▸ THE EXERCISE
Leave out the pictures and reproduce all of the data exactly.

>> Start SUPPLIED INFORMATION

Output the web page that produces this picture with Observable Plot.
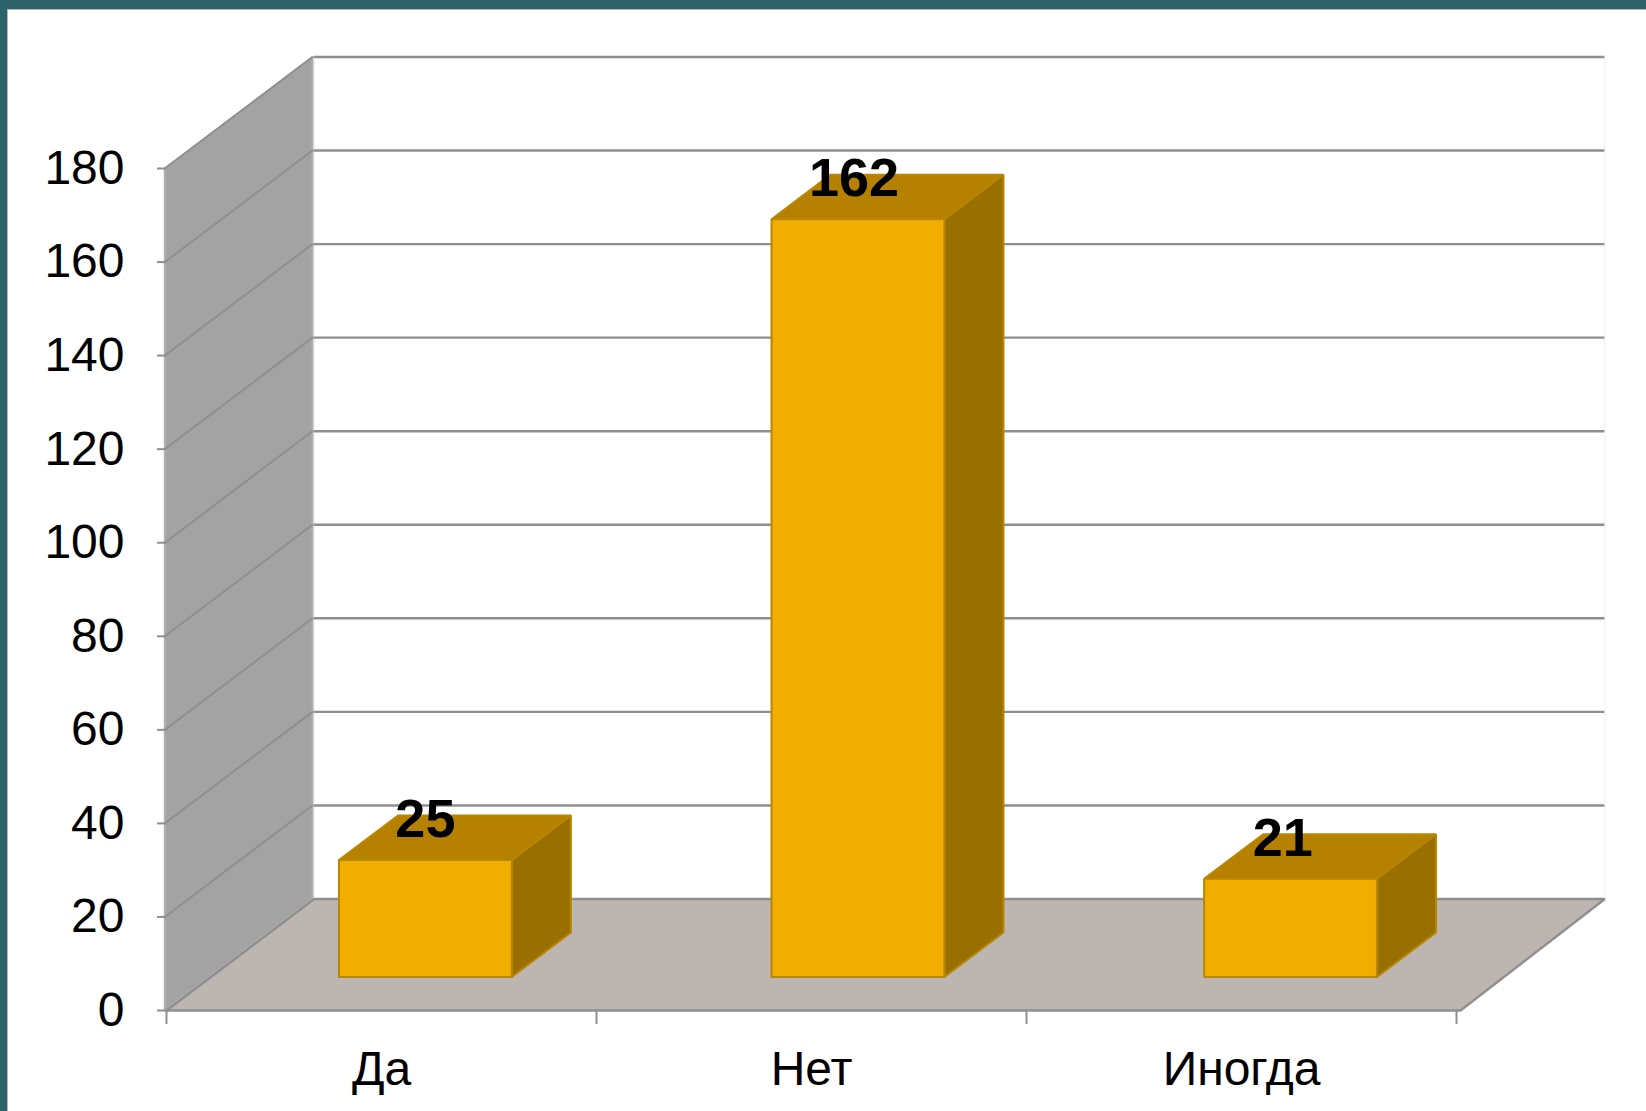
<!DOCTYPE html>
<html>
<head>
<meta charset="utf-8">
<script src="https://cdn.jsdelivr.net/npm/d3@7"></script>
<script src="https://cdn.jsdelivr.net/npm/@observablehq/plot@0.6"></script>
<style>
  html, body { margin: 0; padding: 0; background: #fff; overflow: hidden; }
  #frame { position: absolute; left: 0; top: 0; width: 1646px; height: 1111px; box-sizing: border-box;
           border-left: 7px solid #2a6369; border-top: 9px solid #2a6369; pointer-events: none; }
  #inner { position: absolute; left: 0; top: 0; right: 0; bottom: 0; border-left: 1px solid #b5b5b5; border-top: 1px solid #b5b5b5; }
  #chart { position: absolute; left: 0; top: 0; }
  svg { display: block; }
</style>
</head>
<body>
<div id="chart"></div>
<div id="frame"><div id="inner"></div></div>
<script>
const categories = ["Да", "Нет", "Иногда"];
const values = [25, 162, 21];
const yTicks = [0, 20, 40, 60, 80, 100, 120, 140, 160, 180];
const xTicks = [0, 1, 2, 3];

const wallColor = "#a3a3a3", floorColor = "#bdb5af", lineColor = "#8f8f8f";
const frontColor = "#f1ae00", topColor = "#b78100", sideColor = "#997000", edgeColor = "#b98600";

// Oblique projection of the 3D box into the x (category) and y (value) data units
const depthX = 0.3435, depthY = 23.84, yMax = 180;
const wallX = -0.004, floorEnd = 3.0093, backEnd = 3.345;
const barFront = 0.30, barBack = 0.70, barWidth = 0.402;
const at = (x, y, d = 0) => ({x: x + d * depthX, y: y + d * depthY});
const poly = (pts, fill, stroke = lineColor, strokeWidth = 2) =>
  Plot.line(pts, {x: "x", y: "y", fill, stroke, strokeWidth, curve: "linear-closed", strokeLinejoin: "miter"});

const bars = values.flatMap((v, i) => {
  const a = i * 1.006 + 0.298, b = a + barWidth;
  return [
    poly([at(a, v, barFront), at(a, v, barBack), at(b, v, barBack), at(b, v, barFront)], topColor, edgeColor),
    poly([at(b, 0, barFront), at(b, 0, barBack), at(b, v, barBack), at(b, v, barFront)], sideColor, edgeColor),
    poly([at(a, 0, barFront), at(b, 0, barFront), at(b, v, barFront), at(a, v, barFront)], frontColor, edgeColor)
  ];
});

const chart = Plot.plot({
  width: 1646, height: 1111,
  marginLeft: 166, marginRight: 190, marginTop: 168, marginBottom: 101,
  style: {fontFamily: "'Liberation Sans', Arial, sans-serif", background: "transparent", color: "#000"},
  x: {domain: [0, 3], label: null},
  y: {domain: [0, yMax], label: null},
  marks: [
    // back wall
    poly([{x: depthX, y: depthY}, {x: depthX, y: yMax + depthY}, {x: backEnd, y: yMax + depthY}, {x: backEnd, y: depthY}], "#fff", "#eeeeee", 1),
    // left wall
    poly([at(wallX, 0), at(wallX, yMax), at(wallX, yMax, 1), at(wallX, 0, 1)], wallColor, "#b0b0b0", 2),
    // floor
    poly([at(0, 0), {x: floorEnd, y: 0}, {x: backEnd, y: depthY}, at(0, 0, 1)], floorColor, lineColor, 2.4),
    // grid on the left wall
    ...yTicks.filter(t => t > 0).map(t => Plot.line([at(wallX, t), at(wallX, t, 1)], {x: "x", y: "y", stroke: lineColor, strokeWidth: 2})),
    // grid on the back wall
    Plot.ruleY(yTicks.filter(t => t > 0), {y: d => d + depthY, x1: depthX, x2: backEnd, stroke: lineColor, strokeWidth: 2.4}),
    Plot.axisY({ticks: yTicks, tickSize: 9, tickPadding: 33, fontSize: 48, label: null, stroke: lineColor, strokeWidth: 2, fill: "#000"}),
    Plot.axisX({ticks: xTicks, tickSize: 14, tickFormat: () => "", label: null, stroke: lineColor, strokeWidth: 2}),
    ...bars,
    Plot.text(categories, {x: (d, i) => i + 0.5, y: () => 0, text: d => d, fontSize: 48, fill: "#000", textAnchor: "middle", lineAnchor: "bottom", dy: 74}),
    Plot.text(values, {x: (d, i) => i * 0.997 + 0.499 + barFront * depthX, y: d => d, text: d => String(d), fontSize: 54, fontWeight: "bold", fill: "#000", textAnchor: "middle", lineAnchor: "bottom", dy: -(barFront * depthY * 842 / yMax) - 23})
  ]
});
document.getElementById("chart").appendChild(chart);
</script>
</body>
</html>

>> End SUPPLIED INFORMATION

▸ EXERCISE SOLUTION
Output the web page that produces this picture with Observable Plot.
<!DOCTYPE html>
<html>
<head>
<meta charset="utf-8">
<script src="https://cdn.jsdelivr.net/npm/d3@7"></script>
<script src="https://cdn.jsdelivr.net/npm/@observablehq/plot@0.6"></script>
<style>
  html, body { margin: 0; padding: 0; background: #fff; overflow: hidden; }
  #frame { position: absolute; left: 0; top: 0; width: 1646px; height: 1111px; box-sizing: border-box;
           border-left: 7px solid #2a6369; border-top: 9px solid #2a6369; pointer-events: none; }
  #inner { position: absolute; left: 0; top: 0; right: 0; bottom: 0; border-left: 1px solid #b5b5b5; border-top: 1px solid #b5b5b5; }
  #chart { position: absolute; left: 0; top: 0; }
  svg { display: block; }
</style>
</head>
<body>
<div id="chart"></div>
<div id="frame"><div id="inner"></div></div>
<script>
const categories = ["Да", "Нет", "Иногда"];
const values = [25, 162, 21];
const yTicks = [0, 20, 40, 60, 80, 100, 120, 140, 160, 180];
const xTicks = [0, 1, 2, 3];

const wallColor = "#a3a3a3", floorColor = "#bdb5af", lineColor = "#8f8f8f";
const frontColor = "#f1ae00", topColor = "#b78100", sideColor = "#997000", edgeColor = "#b98600";

// Oblique projection of the 3D box into the x (category) and y (value) data units
const depthX = 0.3435, depthY = 23.84, yMax = 180;
const wallX = -0.004, floorEnd = 3.0093, backEnd = 3.345;
const barFront = 0.30, barBack = 0.70, barWidth = 0.402;
const at = (x, y, d = 0) => ({x: x + d * depthX, y: y + d * depthY});
const poly = (pts, fill, stroke = lineColor, strokeWidth = 2) =>
  Plot.line(pts, {x: "x", y: "y", fill, stroke, strokeWidth, curve: "linear-closed", strokeLinejoin: "miter"});

const bars = values.flatMap((v, i) => {
  const a = i * 1.006 + 0.298, b = a + barWidth;
  return [
    poly([at(a, v, barFront), at(a, v, barBack), at(b, v, barBack), at(b, v, barFront)], topColor, edgeColor),
    poly([at(b, 0, barFront), at(b, 0, barBack), at(b, v, barBack), at(b, v, barFront)], sideColor, edgeColor),
    poly([at(a, 0, barFront), at(b, 0, barFront), at(b, v, barFront), at(a, v, barFront)], frontColor, edgeColor)
  ];
});

const chart = Plot.plot({
  width: 1646, height: 1111,
  marginLeft: 166, marginRight: 190, marginTop: 168, marginBottom: 101,
  style: {fontFamily: "'Liberation Sans', Arial, sans-serif", background: "transparent", color: "#000"},
  x: {domain: [0, 3], label: null},
  y: {domain: [0, yMax], label: null},
  marks: [
    // back wall
    poly([{x: depthX, y: depthY}, {x: depthX, y: yMax + depthY}, {x: backEnd, y: yMax + depthY}, {x: backEnd, y: depthY}], "#fff", "#eeeeee", 1),
    // left wall
    poly([at(wallX, 0), at(wallX, yMax), at(wallX, yMax, 1), at(wallX, 0, 1)], wallColor, "#b0b0b0", 2),
    // floor
    poly([at(0, 0), {x: floorEnd, y: 0}, {x: backEnd, y: depthY}, at(0, 0, 1)], floorColor, lineColor, 2.4),
    // grid on the left wall
    ...yTicks.filter(t => t > 0).map(t => Plot.line([at(wallX, t), at(wallX, t, 1)], {x: "x", y: "y", stroke: lineColor, strokeWidth: 2})),
    // grid on the back wall
    Plot.ruleY(yTicks.filter(t => t > 0), {y: d => d + depthY, x1: depthX, x2: backEnd, stroke: lineColor, strokeWidth: 2.4}),
    Plot.axisY({ticks: yTicks, tickSize: 9, tickPadding: 33, fontSize: 48, label: null, stroke: lineColor, strokeWidth: 2, fill: "#000"}),
    Plot.axisX({ticks: xTicks, tickSize: 14, tickFormat: () => "", label: null, stroke: lineColor, strokeWidth: 2}),
    ...bars,
    Plot.text(categories, {x: (d, i) => i + 0.5, y: () => 0, text: d => d, fontSize: 48, fill: "#000", textAnchor: "middle", lineAnchor: "bottom", dy: 74}),
    Plot.text(values, {x: (d, i) => i * 0.997 + 0.499 + barFront * depthX, y: d => d, text: d => String(d), fontSize: 54, fontWeight: "bold", fill: "#000", textAnchor: "middle", lineAnchor: "bottom", dy: -(barFront * depthY * 842 / yMax) - 23})
  ]
});
document.getElementById("chart").appendChild(chart);
</script>
</body>
</html>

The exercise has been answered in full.